Эта же тема есть и в «России молодой», причём рассматривается она, если можно так выразиться, «с двух сторон»: мы видим и «тайного агента его величества короля» Ларса Дес-Фонтейнеса (думаю, что о нём всё же напишу попозже отдельно), и «колыванца Якоба».

Колыванью называли на Руси город, позднее получивший названий Ревель (сейчас – Таллин; в солдатской песне времён Петра - «как во славном-то во городе было Колывани, что по нонешнему названьицу славный город Ревель, там стояли полатушки белыкаменныя»). В Колывани русские купцы имели торговые дворы, не облагаемую налогами церковь. Мы не знаем, как попали туда родители Якоба. Возможно, и по своей воле, но вернуться почему-то не смогли. Сам он позднее скажет: «Слова покойных моих родителей, сказанные мне в Колывани, хорошо помнил: все силы положить, но вернуться в Россию». Иевлев расскажет царю: «В ладанке на шее имел сей достославный муж щепоть земли русской; так поведал он мне в последние часы своей жизни. Земля та была взята его матушкой... И в Колывани ладанку сию он принял из рук матушки, лежащей на смертном одре». Известно ещё, что Якоб не изменил православной вере (трактирщик заметит: «Конечно, если бы ты перешёл в лютеранство…») Сам же он «России никогда и не видел», но служил ей верой и правдой. Снова слова Иевлева: «Многое, великий шхипер, ежели не всё, что дознавали мы о воровских замыслах, передавалось нам от сего славного Якоба. Не щадя живота своего, покойный делал для отчизны, не за страх, а за совесть, более, нежели человеческой натуре возможно».

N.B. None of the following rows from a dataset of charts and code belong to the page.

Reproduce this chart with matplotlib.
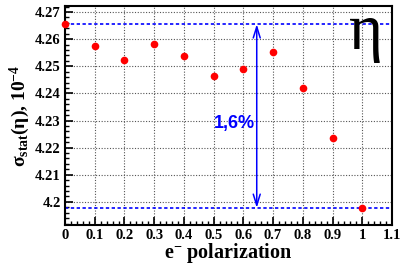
import numpy as np
import matplotlib.pyplot as plt
from matplotlib.ticker import MultipleLocator

# --- data ---
polarization = [0.0, 0.1, 0.2, 0.3, 0.4, 0.5, 0.6, 0.7, 0.8, 0.9, 1.0]
sigma_stat = [4.2655, 4.2575, 4.2523, 4.2582, 4.2539, 4.2464,
              4.2491, 4.2551, 4.2419, 4.2237, 4.1978]
y_max_line = 4.2655
y_min_line = 4.1978
arrow_x = 0.645
label_text = '1,6%'

plt.rcParams['font.family'] = ['Liberation Serif', 'DejaVu Serif']
plt.rcParams['mathtext.fontset'] = 'custom'
plt.rcParams['mathtext.rm'] = 'Liberation Serif:bold'
plt.rcParams['mathtext.bf'] = 'Liberation Serif:bold'
plt.rcParams['mathtext.it'] = 'Liberation Serif:bold'

fig = plt.figure(figsize=(4, 2.64), dpi=100)
ax = fig.add_axes([0.1625, 0.147, 0.8175, 0.83])

ax.grid(True, which='major', color='#555555', linestyle=(0, (1, 1.5)), linewidth=0.8)
ax.set_axisbelow(True)

# horizontal reference lines
ax.axhline(y_max_line, color='blue', linestyle=(0, (2, 1.5)), linewidth=1.2, zorder=2)
ax.axhline(y_min_line, color='blue', linestyle=(0, (2, 1.5)), linewidth=1.2, zorder=2)

# double arrow between the two lines
ax.annotate('', xy=(arrow_x, y_max_line), xytext=(arrow_x, y_min_line),
            arrowprops=dict(arrowstyle='<->,head_length=0.8,head_width=0.25',
                            color='blue', lw=1.1, shrinkA=0, shrinkB=0))
ax.text(0.569, 4.2289, label_text, color='blue', fontsize=13, fontweight='bold',
        family='Liberation Sans', ha='center', va='center')

ax.plot(polarization, sigma_stat, 'o', color='red', markersize=5.5,
        markeredgewidth=0, clip_on=False, zorder=3)

ax.text(1.012, 4.2565, 'η', fontsize=47, ha='center', va='baseline')

ax.set_xlim(0, 1.1)
ax.set_ylim(4.1914, 4.2722)
ax.xaxis.set_major_locator(MultipleLocator(0.1))
ax.xaxis.set_minor_locator(MultipleLocator(0.02))
ax.yaxis.set_major_locator(MultipleLocator(0.01))
ax.yaxis.set_minor_locator(MultipleLocator(0.002))
ax.xaxis.set_major_formatter(plt.FuncFormatter(lambda v, p: ('%.1f' % v).rstrip('0').rstrip('.') if v else '0'))
ax.yaxis.set_major_formatter(plt.FuncFormatter(lambda v, p: ('%.2f' % v).rstrip('0')))

ax.tick_params(which='major', direction='in', length=6, width=1.2,
               labelsize=10.5, pad=3)
ax.tick_params(which='minor', direction='in', length=3, width=1.0)
for lab in ax.get_xticklabels() + ax.get_yticklabels():
    lab.set_fontweight('bold')
for s in ax.spines.values():
    s.set_linewidth(1.5)

ax.set_xlabel('e$^{-}$ polarization', fontsize=14.5, fontweight='bold', labelpad=-1)
ax.set_ylabel('σ$_{stat}$(η), 10$^{-4}$', fontsize=14, fontweight='bold', labelpad=2)

fig.savefig('out.png', dpi=100)
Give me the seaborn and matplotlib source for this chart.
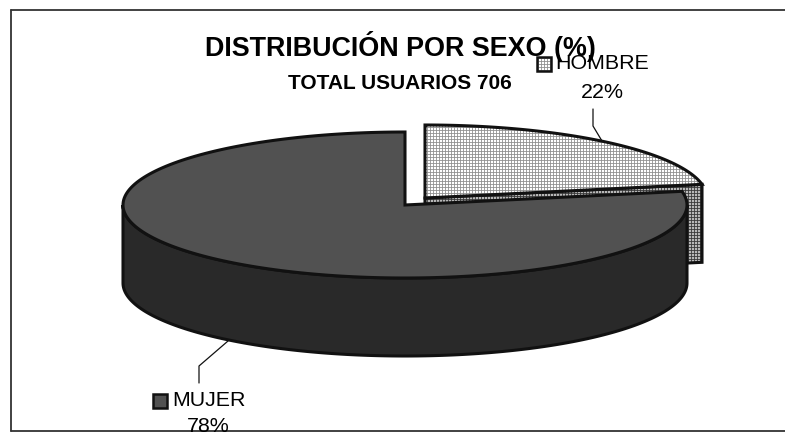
import numpy as np
import matplotlib.pyplot as plt
import seaborn as sns

# values
categories = ["HOMBRE", "MUJER"]
shares = [22, 78]
title = "DISTRIBUCIÓN POR SEXO (%)"
subtitle = "TOTAL USUARIOS 706"

# at 108 dpi the hatch tile is 108 px, so the grids land on whole pixels
DPI = 108
PT = 100 / DPI

sns.set_theme(style="white")
plt.rcParams["font.family"] = ["Liberation Sans", "DejaVu Sans"]
plt.rcParams["hatch.linewidth"] = 0.6 * PT

RX, RY, DEPTH = 282, 73, 78
LINE = "#111111"
GRID = "++++++"
FINE = "+++++++++"


def arc(cx, cy, start, end):
    t = np.radians(np.linspace(start, end, 200))
    return cx + RX * np.cos(t), cy - RY * np.sin(t)


def shape(x, y, face, hatch, hatch_color, lw=2.2):
    # hatch takes the edge colour, so the outline goes on separately
    ax.fill(x, y, facecolor=face, edgecolor=hatch_color, lw=0, hatch=hatch)
    ax.fill(x, y, facecolor="none", edgecolor=LINE, lw=lw * PT)


fig = plt.figure(figsize=(785 / DPI, 443 / DPI), dpi=DPI)
ax = fig.add_axes([0, 0, 1, 1])
ax.set_xlim(0, 785)
ax.set_ylim(443, 0)
ax.axis("off")

# slices run clockwise from 12 o'clock
cut = 90 - shares[0] / sum(shares) * 360

# hombre, pulled out from the pie
hx, hy = 425, 198
hax, hay = arc(hx, hy, 90, cut)
shape([hx, hax[-1], hax[-1], hx], [hy, hay[-1], hay[-1] + DEPTH, hy + DEPTH],
      "#b8b8b8", GRID, "#3a3a3a")
shape(np.r_[hx, hax], np.r_[hy, hay], "white", GRID, "#909090")

# mujer
mx, my = 405, 205
bx, by = arc(mx, my, 180, 360)
shape(np.r_[bx, bx[::-1]], np.r_[by, by[::-1] + DEPTH], "#3a3a3a", FINE, "#262626")
tx, ty = arc(mx, my, cut, -270)
shape(np.r_[mx, tx], np.r_[my, ty], "#707070", FINE, "#4c4c4c")

# leader lines
ax.plot([593, 593, 602], [109, 126, 141], color=LINE, lw=0.9 * PT)
ax.plot([199, 199, 228], [383, 366, 341], color=LINE, lw=0.9 * PT)

# frame
ax.plot([11, 11], [10, 431], color="#333333", lw=1.3 * PT)
ax.plot([11, 785], [10, 10], color="#333333", lw=1.3 * PT)
ax.plot([11, 785], [431, 431], color="#333333", lw=1.3 * PT)

ax.text(400, 46, title, ha="center", va="center", fontsize=19.4 * PT, fontweight="bold",
        color="black")
ax.text(400, 83, subtitle, ha="center", va="center", fontsize=15 * PT, fontweight="bold",
        color="black")

shape([537, 551, 551, 537], [57, 57, 71, 71], "white", GRID, "#909090", lw=1.8)
ax.text(555, 63, categories[0], ha="left", va="center", fontsize=15.4 * PT, color="black")
ax.text(602, 92, f"{shares[0]}%", ha="center", va="center", fontsize=15.4 * PT, color="black")

shape([153, 167, 167, 153], [394, 394, 408, 408], "#707070", FINE, "#4c4c4c", lw=1.8)
ax.text(172, 400, categories[1], ha="left", va="center", fontsize=15.4 * PT, color="black")
ax.text(208, 427, f"{shares[1]}%", ha="center", va="center", fontsize=15.4 * PT, color="black")

fig.savefig("out.png", dpi=DPI)
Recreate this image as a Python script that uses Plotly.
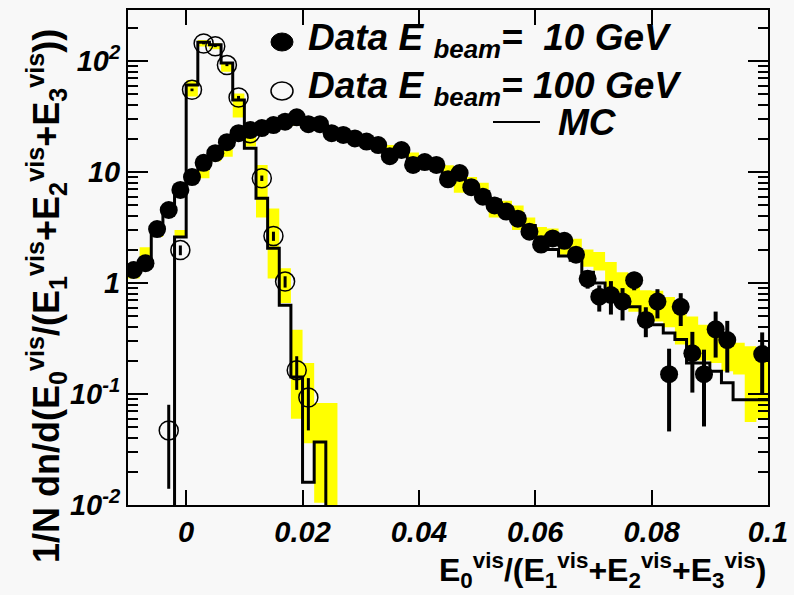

Впервые в романе он появится как не названный по имени человек «в кожаном коротком кафтане и в пёстром камзоле, какие косят зажиточные ремесленники», и будет едва не раскрыт каторжником Скиллингом, бывшим Дес-Фонтейнесом, когда передаст ему «тарабарскую грамоту»: ведь уже известно, что в Стокгольме есть человек, помогающий пленным русским, но они, даже под страшными пытками, отказываются назвать его. А тут вдруг бывшему премьер-лейтенанту выпадает шанс…

-2

Спасёт Якоба лишь умение сохранять спокойствие, позволившее и обездвижить Скиллинга, и объяснить комиту «на чистом шведском языке»: «Этот пёс хотел вытащить у меня нож. Я с ним беседовал как человек, а он кинулся на горло - душить». Именно за такую отчаянность его позже упрекнёт Хилков: «Смел больно и повсюду всё сам делаешь. И на галеры, и письма тайные, и по городам - где какие корабли строятся, и по пушечному литью...»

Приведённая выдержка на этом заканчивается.